Metadata-Version: 2.1
Name: prettyparser
Version: 1.0.15
Summary: Library for Parsing PDF/TXT and Python Objects with Text Using Regular Expressions
Home-page: https://github.com/leandroroser/prettyparser
Author: Leandro Roser
Author-email: learoser@gmail.com
License: ASL
Platform: UNKNOWN
Requires-Python: >=3.6
Description-Content-Type: text/x-rst
License-File: LICENSE.txt

.. figure:: https://user-images.githubusercontent.com/10769732/140857203-e0580717-52c3-4cdd-affc-00ad5bf0a526.png
   :alt: icon


prettyparser is a Python library for parsing PDF/TXT and Python objects
with text (str, list) using regular expressions. In case of PDF files,
the package reads the content using pdfplumber and then performs a
series of data manipulations to generate a higher quality output,
removing the boilerplate code needed to read/process/write the content
of multiple files with multiple pages. A custom processing function
using pdfplumber that takes a page and returns a processed text is also
allowed. Additional data processing steps can be added via custom
regular expressions, that are compiled for improved speed.

Installation
------------

::

   $ git clone https://github.com/leandroroser/prettyparser
   $ cd prettyparser
   $ pip install -e .

or

::

   $ pip install prettyparser

Example: processing a folder with multiple PDF files
----------------------------------------------------

.. code:: python

   import regex as re
   from prettyparser import PrettyParser

   directory = "./BOOKS/PDF"
   output = "./BOOKS/TXT"
   parser = PrettyParser(directory, output, mode = 'pdf',
                         args = [[r"(\n\s*\d+\s*\n)|(\n\s*\d+\s*$)", r'\n\n'],
                               [r"\n\s*-\d-\s*\n", r'\n\n'], 
                               [r"\n\s*(\* *)+\s*\n", r'\n\n'],
                               [r"__some_header_text", r'\n\n', re.IGNORECASE]],
                               remove_whitelines = True,
                               paragraphs_spacing = 1,
                               remove_hyphen_eol = True)
   parser.run()

Example: processing a folder with multiple TXT files
----------------------------------------------------

Let’s assume that the previous output isn’t good enough and needs
additional corrections. A quicker way for testing additional corrections
can be implemented by using the previous TXT output:

.. code:: python

   directory = "./BOOKS/TXT"
   output = "./BOOKS/TXT_REPARSED"
   parser = PrettyParser(directory, output,  mode = 'txt', 
                           args=[[r"some other header.*\d+", r''],
                               [r"^\d+.*", r'', re.MULTILINE], 
                               [r"([A-Z]+)( *\n)([A-Z]+)", r'\1\3'],
                               remove_whitelines = True,
                               paragraphs_spacing = 1,
                               remove_hyphen_eol = True)
   parser.run()

Example: processing a Python str for a quick test of the app
------------------------------------------------------------

.. code:: python

   import regex as re
   from prettyparser import PrettyParser


   txt = """
   header to remove

   This is a text with multiple problems. For exam-
   ple the latter word can be joined. 
   The portions of this line can be
   joined
   in a single line.
   HERE ALSO IS SOME
   UPPERCASE TEXT
   TO JOIN
   Some Other Ugly Stuff To Remove IGNORING Case. 

   Remove the line below:

   * * * 

   Remove empty lines and finally separate paragraphs with a blank line.

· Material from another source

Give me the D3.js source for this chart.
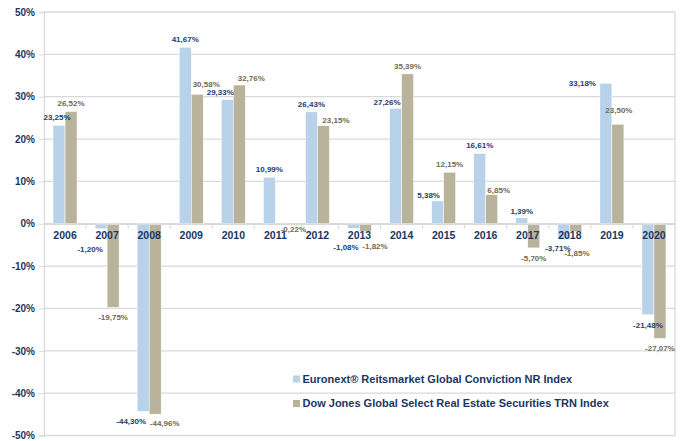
<!DOCTYPE html>
<html>
<head>
<meta charset="utf-8">
<script src="https://cdn.jsdelivr.net/npm/d3@7"></script>
<style>
  body { margin: 0; background: #fff; }
  text { font-family: "Liberation Sans", Arial, sans-serif; font-weight: bold; }
</style>
</head>
<body>
<svg id="chart" width="680" height="441"></svg>
<script>
const years = ["2006", "2007", "2008", "2009", "2010", "2011", "2012", "2013", "2014", "2015", "2016", "2017", "2018", "2019", "2020"];
const euronext = [23.25, -1.2, -44.3, 41.67, 29.33, 10.99, 26.43, -1.08, 27.26, 5.38, 16.61, 1.39, -3.71, 33.18, -21.48];
const dowJones = [26.52, -19.75, -44.96, 30.58, 32.76, -0.22, 23.15, -1.82, 35.39, 12.15, 6.85, -5.7, -1.85, 23.5, -27.07];
const yTicks = [-50, -40, -30, -20, -10, 0, 10, 20, 30, 40, 50];
const seriesNames = [
  "Euronext\u00ae Reitsmarket Global Conviction NR Index",
  "Dow Jones Global Select Real Estate Securities TRN Index"
];

const fills = ["#b8d2e9", "#bab39b"];
const labelColors = ["#1f3d6b", "#736a52"];
const navy = "#1a3761";

// hand placed label shifts (dx, dy), like the moved labels in the original
const nudge = [
  { 2006: [-2, 0], 2007: [-11, 10], 2008: [-12, 0], 2010: [-7, 1], 2013: [-7.5, 8.5], 2014: [-8.5, 2], 2015: [-9, 2], 2017: [0, 1.5], 2018: [-6, -1], 2019: [-23.5, 7.5] },
  { 2008: [9.5, -1], 2009: [9, -2.5], 2010: [12, 1.5], 2011: [12, -5], 2012: [12.5, 2], 2013: [9.5, 5], 2016: [7, 3], 2018: [1, 12], 2019: [1, -6.5] }
];

const svg = d3.select("#chart");
const margin = { left: 44, right: 5, top: 12, bottom: 5.5 };
const width = 680, height = 441;

const x = d3.scaleBand().domain(years).range([margin.left, width - margin.right]);
const inner = d3.scaleBand().domain([0, 1]).range([0, 24]);
const y = d3.scaleLinear().domain([-50, 50]).range([height - margin.bottom, margin.top]);
const fmt = (v) => d3.format(".2f")(v).replace(".", ",").replace("\u2212", "-") + "%";

// grid
svg.append("g")
  .selectAll("line")
  .data(yTicks)
  .join("line")
  .attr("x1", margin.left)
  .attr("x2", width - margin.right)
  .attr("y1", (d) => y(d))
  .attr("y2", (d) => y(d))
  .attr("stroke", "#d9d9d9")
  .attr("stroke-width", 1.3);

svg.append("line")
  .attr("x1", width - margin.right).attr("x2", width - margin.right)
  .attr("y1", y(50)).attr("y2", y(-50))
  .attr("stroke", "#d9d9d9").attr("stroke-width", 1.3);

// y axis
const yAxis = (g) =>
  g.attr("transform", `translate(${margin.left},0)`)
    .call(d3.axisLeft(y).tickValues(yTicks).tickSize(5).tickFormat((d) => d + "%"))
    .call((g) => g.select(".domain").attr("stroke", "#d9d9d9").attr("stroke-width", 1.3))
    .call((g) => g.selectAll(".tick line").attr("stroke", "#d9d9d9"))
    .call((g) => g.selectAll("text").attr("x", -9).attr("fill", navy).style("font-size", "10px").style("font-weight", "bold"));
svg.append("g").call(yAxis);

// bars
const series = [euronext, dowJones];
series.forEach((vals, s) => {
  svg.append("g")
    .selectAll("rect")
    .data(vals)
    .join("rect")
    .attr("x", (d, i) => x(years[i]) + (x.bandwidth() - 24) / 2 + inner(s))
    .attr("y", (d) => y(Math.max(0, d)))
    .attr("width", inner.bandwidth())
    .attr("height", (d) => Math.abs(y(d) - y(0)))
    .attr("fill", fills[s])
    .attr("stroke", "#fff")
    .attr("stroke-width", 0.5);
});

// zero axis with category ticks
const xAxis = (g) =>
  g.attr("transform", `translate(0,${y(0)})`)
    .call(d3.axisBottom(x).tickSize(0).tickSizeOuter(0))
    .call((g) => g.select(".domain").attr("stroke", "#d9d9d9").attr("stroke-width", 1.3))
    .call((g) => g.selectAll("text").attr("y", 8).attr("fill", navy).style("font-size", "10.5px").style("font-weight", "bold"));
svg.append("g").call(xAxis);

svg.append("g")
  .selectAll("line")
  .data(years.slice(1))
  .join("line")
  .attr("x1", (d) => x(d))
  .attr("x2", (d) => x(d))
  .attr("y1", y(0))
  .attr("y2", y(0) + 5)
  .attr("stroke", "#d9d9d9");

// value labels
series.forEach((vals, s) => {
  svg.append("g")
    .selectAll("text")
    .data(vals)
    .join("text")
    .attr("x", (d, i) => {
      const n = nudge[s][years[i]] || [0, 0];
      return x(years[i]) + (x.bandwidth() - 24) / 2 + inner(s) + inner.bandwidth() / 2 + n[0];
    })
    .attr("y", (d, i) => {
      const n = nudge[s][years[i]] || [0, 0];
      return (d >= 0 ? y(d) - 8 : y(d) + 10) + n[1];
    })
    .attr("dy", "0.35em")
    .attr("text-anchor", "middle")
    .attr("fill", labelColors[s])
    .style("font-size", "8px")
    .text((d) => fmt(d));
});

// legend
const legend = svg.append("g")
  .selectAll("g")
  .data(seriesNames)
  .join("g")
  .attr("transform", (d, i) => `translate(293,${379 + i * 24.5})`);
legend.append("rect")
  .attr("y", -3.5)
  .attr("width", 7)
  .attr("height", 7)
  .attr("fill", (d, i) => fills[i]);
legend.append("text")
  .attr("x", 9.5)
  .attr("dy", "0.36em")
  .attr("fill", navy)
  .style("font-size", "11px")
  .text((d) => d);
</script>
</body>
</html>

   Below is the page number->.
   99
   """
   parser = PrettyParser(txt, mode = "pyobj", args = [[r"\s*header to remove\s*\n",r""],
                                                       [r"(\n\s*\d+\s*\n)", r'\n\n'],
                                                       [r"\n\s*(\* *)+\s*\n", r'\n\n'],
                                                       [r"\n.*some other ugly stuff.*", 
                                                       r'\n\n', re.IGNORECASE]],
                                                       remove_whitelines = True,
                                                       paragraphs_spacing = 1,
                                                       remove_hyphen_eol = True)
   output = parser.run()
   print(output[0])

::

   This is a text with multiple problems. For example the latter word can be joined.

   The portions of this line can be joined in a single line.

   HERE ALSO IS SOME UPPERCASE CASE TEXT TO JOIN

   Remove the line below: 

   Remove empty lines and finally separate each line with a blank line.

   Below is the page number->.

Arguments
---------

-  **files (list or str)**: Path to parse for pdf/txt operations. If a
   string is passed, it will be treated as a directory when mode is
   ‘pdf’ or ‘txt’. If a str or list is passed when mode is ‘pyobj’, it
   will be treated as a str/list of text files already loaded in memory
   in the corresponding object
-  **output (str)**: output directory
-  **args (list)**: list of tuples of the form (regex, replacement,
   flags). The flag can be absent.
-  **mode (str)**: ‘pdf’, ‘txt’ or ‘pyobj’ (the latter for Python lists
   and strings)
-  **default (bool)**: if True, perform several default cleanup
   operations (default)
-  **remove_whitelines (bool)**: if True, remove whitespaces
-  **paragraphs_spacing (int)**: number of newlines between paragraphs
-  **page_spacing (str)**: string to insert between pages
-  **remove_hyphen_eol (bool)**: if True, remove end of line hyphens and
   merge subwords
-  **custom_pdf_fun (Callable)**: custom function to parse pdf files It
   must accept a pdfplumber page as argument and return a text to be
   joined with previous pages

Current language support for the default parser
-----------------------------------------------

English, Spanish, German, French, Portuguese

License
-------

© Leandro Roser, 2021. Licensed under an
`Apache-2 <https://github.com/leandroroser/prettyparser/blob/main/LICENSE.txt>`__
license.